Zambia Refugees
Zambia has been welcoming refugees for more than 50 years and is currently hosting over 54,000 refugees. The majority come from Angola, Democratic Republic of Congo, and Rwanda. Here are 10 facts about Zambia refugees:

    1.  Many Angolan refugees have been living, working, and raising families in Zambia for over 40 years. Historically, the Zambian government has tried to repatriate refugees to their country of origin, but those that have lived in Zambia for a long period of time have little desire to leave.
    2.  In 2014 the Zambian Government, UNHCR and the U.N. Refugee Agency launched a three-year local integration strategy. The Strategic Framework for the Local Integration of Former Refugees in Zambia is to benefit people who want to remain in Zambia.
    3. The Strategic Framework for the Local Integration of Former Refugees in Zambia provides refugees with long-term residence permits, country-of-origin identity documents, and passports. Residents will live in one of two settlements — Meheba in North-Western and Mayukwayukwa — chosen for this purpose.

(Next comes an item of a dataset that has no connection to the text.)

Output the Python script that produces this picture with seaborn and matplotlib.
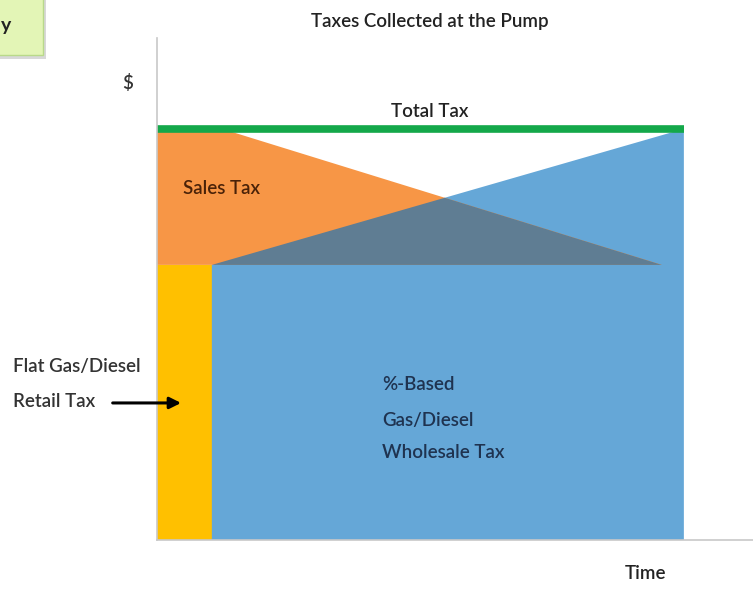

They will have access to education, health services, and demarcated land.
    4. In 2016, The World Bank approved a $20 million International Development Association credit to help implement the local integration program.
    5. A study conducted by the Institute of Economic and Social Research reveals that refugees contribute to Zambia’s economy by farming, running small businesses and employing Zambians.
    6. Refugees each bring their own set of skills to Zambia, including how to run a small business, rice and cassava farming, and making clay roofing tiles.
    7. Over 24,000 refugees will be given residency permits. Also, they may apply for citizenship after living in Zambia for five or 10 years (the length of time varies depending on if the displaced person was born in Zambia or in a country outside Zambia).
    8. The Strategic Framework for the Local Integration of Former Refugees in Zambia will provide families with five hectares of land, homes, and farming inputs and tools.
    9.  Refugee rights are protected by the 1966 International Covenant on Economic, Social, and Cultural Rights. Among those rights is the right to freedom of movement and residence in whichever country they choose to live, as long as they abide by the laws in that country.
    10. Beginning in 2015, UNHCR will provide cash-based assistance to refugees instead of food. UNHCR will also help governments to provide access to social services.